En su doble rol, de actor y director teatral, el maestro lo fascinaba: “Me ensimismaban su dirección austera y su propia actuación, exenta de cualquier barroquismo y muy lejana del gesto fácil o la sonrisa cómplice.

Stanislavskyano más allá de cualquier discusión, su filosofía del teatro lo acercó íntimamente a Grottowski, un maestro que quizás él nunca frecuentó pero que en espíritu predicó la misma grandiosa humildad para el artista dramático”.

Acaso los que conocieron el TNT, los viejos y nuevos colegas, Jorge Fornés (su perdurable compañero escénico), los críticos, los espectadores, coincidan con la mirada de Fermani.

“En tiempos de vanas fanfarrias y excesivas celebraciones de las mismas y repetidas figuras, de vacuos premios y reconocimientos desmedidos al teatro del humor fácil y del pícaro chiste del momento, el perfil de un maestro como Maximino Moyano se esculpe de manera neta y lúcida tras la cortina de humo de las habituales farsas oficiales.

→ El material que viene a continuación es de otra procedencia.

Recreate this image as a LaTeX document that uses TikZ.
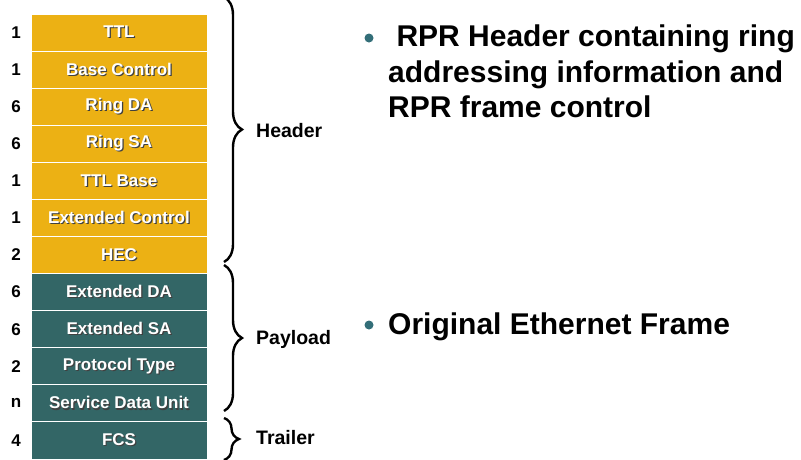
\documentclass[tikz,border=0pt]{standalone}
\usepackage{fontspec}
\setmainfont{Liberation Sans}
\usetikzlibrary{decorations.pathreplacing}
\definecolor{hdrgold}{RGB}{236,177,20}
\definecolor{pldteal}{RGB}{51,102,102}
\definecolor{dotteal}{RGB}{51,110,120}
\newcommand\shtext[1]{\rlap{\textcolor{black!75}{\hspace{1.2pt}\raisebox{-1.2pt}{#1}}}#1}
\tikzset{
  x=1pt, y=-1pt,
  field/.style = {draw=white, line width=0.8pt, minimum width=176pt, minimum height=37.08pt,
    inner sep=0pt, text=white, font=\fontsize{17}{20}\selectfont\bfseries},
  hdr_f/.style = {field, fill=hdrgold},
  pld_f/.style = {field, fill=pldteal},
  size_n/.style = {inner sep=0pt, font=\fontsize{17}{20}\selectfont\bfseries},
  grp_n/.style = {anchor=west, inner sep=0pt, font=\fontsize{19.5}{23}\selectfont\bfseries},
  grp_b/.style = {decorate, decoration={brace, amplitude=18pt}, line width=2.4pt},
  note_n/.style = {anchor=north west, inner sep=0pt, align=left, font=\fontsize{30}{35.5}\selectfont\bfseries},
  bullet/.style = {circle, fill=dotteal, inner sep=0pt, minimum size=9pt}
}
\begin{document}
\begin{tikzpicture}
\useasboundingbox (0,0) rectangle (801,459);
% frame fields
\foreach \i/\n/\lbl/\sty in {1/1/TTL/hdr_f, 2/1/Base Control/hdr_f, 3/6/Ring DA/hdr_f,
    4/6/Ring SA/hdr_f, 5/1/TTL Base/hdr_f, 6/1/Extended Control/hdr_f, 7/2/HEC/hdr_f,
    8/6/Extended DA/pld_f, 9/6/Extended SA/pld_f, 10/2/Protocol Type/pld_f,
    11/n/Service Data Unit/pld_f, 12/4/FCS/pld_f}
{
  \node [\sty] (f\i) at (119, 14+18.54+37.08*\i-37.08) {\shtext{\lbl}};
  \node [size_n] (s\i) at (16, 14+18.54+37.08*\i-37.08) {\n};
}
% braces
\coordinate (hdr_top) at (224,-3);
\coordinate (hdr_bot) at (224,262);
\coordinate (pld_top) at (224,265);
\coordinate (pld_bot) at (224,411);
\coordinate (trl_top) at (224,418);
\coordinate (trl_bot) at (224,460);
\draw [grp_b] (hdr_top) -- (hdr_bot);
\draw [grp_b] (pld_top) -- (pld_bot);
\draw [grp_b, decoration={amplitude=15pt}] (trl_top) -- (trl_bot);
\node [grp_n] (hdr) at (256,131) {Header};
\node [grp_n] (pld) at (256,339) {Payload};
\node [grp_n] (trl) at (256,438) {Trailer};
% notes
\node [bullet] (b1) at (369,38) {};
\node [note_n] (n1) at (388,25) {\ RPR Header containing ring\\addressing information and\\RPR frame control};
\node [bullet] (b2) at (369,325) {};
\node [note_n] (n2) at (388,313) {Original Ethernet Frame};
\end{tikzpicture}
\end{document}
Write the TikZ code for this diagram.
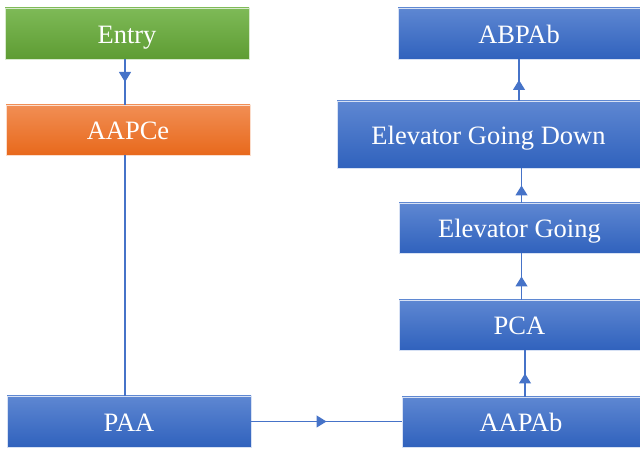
\documentclass[tikz,border=0pt]{standalone}
\usepackage{fontspec}
\setmainfont{Liberation Serif}
\usetikzlibrary{arrows.meta,decorations.markings}
\definecolor{bluetop}{HTML}{5E87D2}
\definecolor{bluebot}{HTML}{3062BD}
\definecolor{greentop}{HTML}{7EBA57}
\definecolor{greenbot}{HTML}{5E9C33}
\definecolor{orangetop}{HTML}{F18E54}
\definecolor{orangebot}{HTML}{E8691C}
\definecolor{linec}{HTML}{4673C8}
\tikzset{
  box/.style={rectangle, inner sep=0pt, text=white, font=\fontsize{26.5}{30}\selectfont,
    text height=20pt, text depth=0pt,
    shading angle=0, top color=bluetop, bottom color=bluebot, draw=white!75!bluetop, line width=0.6pt},
  greenbox/.style={box, top color=greentop, bottom color=greenbot, draw=white!70!greentop},
  orangebox/.style={box, top color=orangetop, bottom color=orangebot, draw=white!70!orangetop},
  conn/.style={draw=linec, line width=1.2pt},
  midarrow/.style={conn, postaction={decorate}, decoration={markings,
    mark=at position 0.5 with {\arrow[linec]{Triangle[length=10pt,width=12pt]}}}}
}
\begin{document}
\begin{tikzpicture}[x=1pt,y=1pt]
\useasboundingbox (0,0) rectangle (640,449);
\node[greenbox, minimum width=244, minimum height=51] (entry) at (127,415.5) {Entry};
\node[orangebox, minimum width=244, minimum height=50] (aapce) at (128,319) {AAPCe};
\node[box, minimum width=244, minimum height=51] (paa) at (129,27.5) {PAA};
\node[box, minimum width=238, minimum height=50] (aapab) at (521,27) {AAPAb};
\node[box, minimum width=241, minimum height=50] (pca) at (519.5,124) {PCA};
\node[box, minimum width=241, minimum height=50] (eg) at (519.5,221) {Elevator Going};
\node[box, minimum width=303, minimum height=67] (egd) at (488.5,314.5) {Elevator Going Down};
\node[box, minimum width=242, minimum height=51] (abpab) at (519,415.5) {ABPAb};
\draw[midarrow] ([xshift=-2pt]entry.south) -- ([xshift=-2pt]entry.south |- aapce.north);
\draw[conn] ([xshift=-3pt]aapce.south) -- ([xshift=-3pt]aapce.south |- paa.north);
\draw[midarrow] (paa.east) -- (paa.east -| aapab.west);
\draw[midarrow] ([xshift=4pt]aapab.north) -- ([xshift=4pt]aapab.north |- pca.south);
\draw[midarrow] ([xshift=2pt]pca.north) -- ([xshift=2pt]pca.north |- eg.south);
\draw[midarrow] ([xshift=2pt]eg.north) -- ([xshift=2pt]eg.north |- egd.south);
\draw[midarrow] (abpab.south |- egd.north) -- (abpab.south);
\end{tikzpicture}
\end{document}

Tuve la suerte de conocer a Maximino y de que él fuera a mi teatro; tuve la suerte de ver sus puestas y de verlo actuar, pero sobre todo tuve la suerte de aprender de su ejemplo de verdadero artista silencioso, orfebre de la actuación sentida y entrañable, director implacable, incorruptible, insobornable. Sólo el ser humano Maximino Moyano puede haber superado al artista Maximino Moyano. O tal vez fueron el mismo”.